Passing objects “by reference” means multiple variables can point to the same memory address, saving resources.

Threads, Parallelism, and Concurrency

Modern CPUs often split into threads, allowing code to run in virtual “cores” simultaneously (aka parallelism). Some languages let you directly take advantage of this multi-threaded capability for true simultaneous execution.

Many languages, though, only allow single-threaded execution but achieve the illusion of multitasking through concurrency (using event loops or coroutines), letting you handle many tasks without freezing your program.

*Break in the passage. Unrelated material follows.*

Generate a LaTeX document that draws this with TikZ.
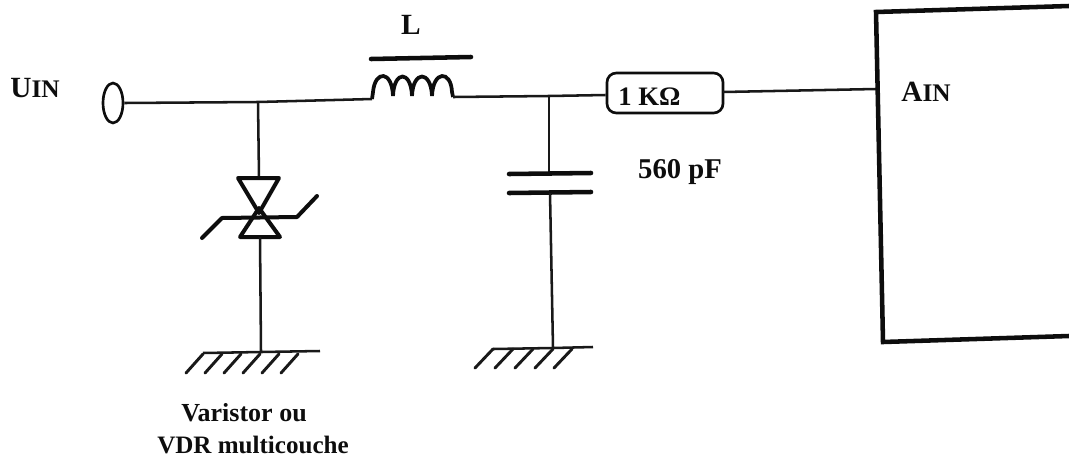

The Cloud, Virtualization, and the Internet

Rarely do we code on bare metal these days. Most software runs in the cloud on virtual machines (VMs) software simulations of real hardware. VMs can split physical servers into tinier, more manageable “computers,” powering everything from web apps to global finance.

These machines communicate via the Internet Protocol (IP), each with its own unique IP address. IP addresses are matched to human friendly names using the Domain Name Service (DNS).

Establishing Connections and Security

Before transferring data, computers perform a TCP handshake. They trade packets (chunks of data), and for privacy’s sake, often wrap them in layers like SSL or TLS for encryption.
Next up, the HTTP (HyperText Transfer Protocol) provides the foundation for servers and clients to share webpages, data, and more.

Most modern apps use APIs (Application Programming Interfaces) channels that define how to request and send data, with REST being a common style where each URL corresponds to a resource or data type.

Printers: The Final Boss

After conquering all these concepts, remember: your proudest title as a computer scientist might just be “family tech support.” Especially when Grandma’s printer stops working (again). Console yourself you now understand everything inside and out… even if the printer awaits your troubleshooting superpowers.

Thanks for tuning in! Study these essentials, keep coding, and see you at the next learning quest.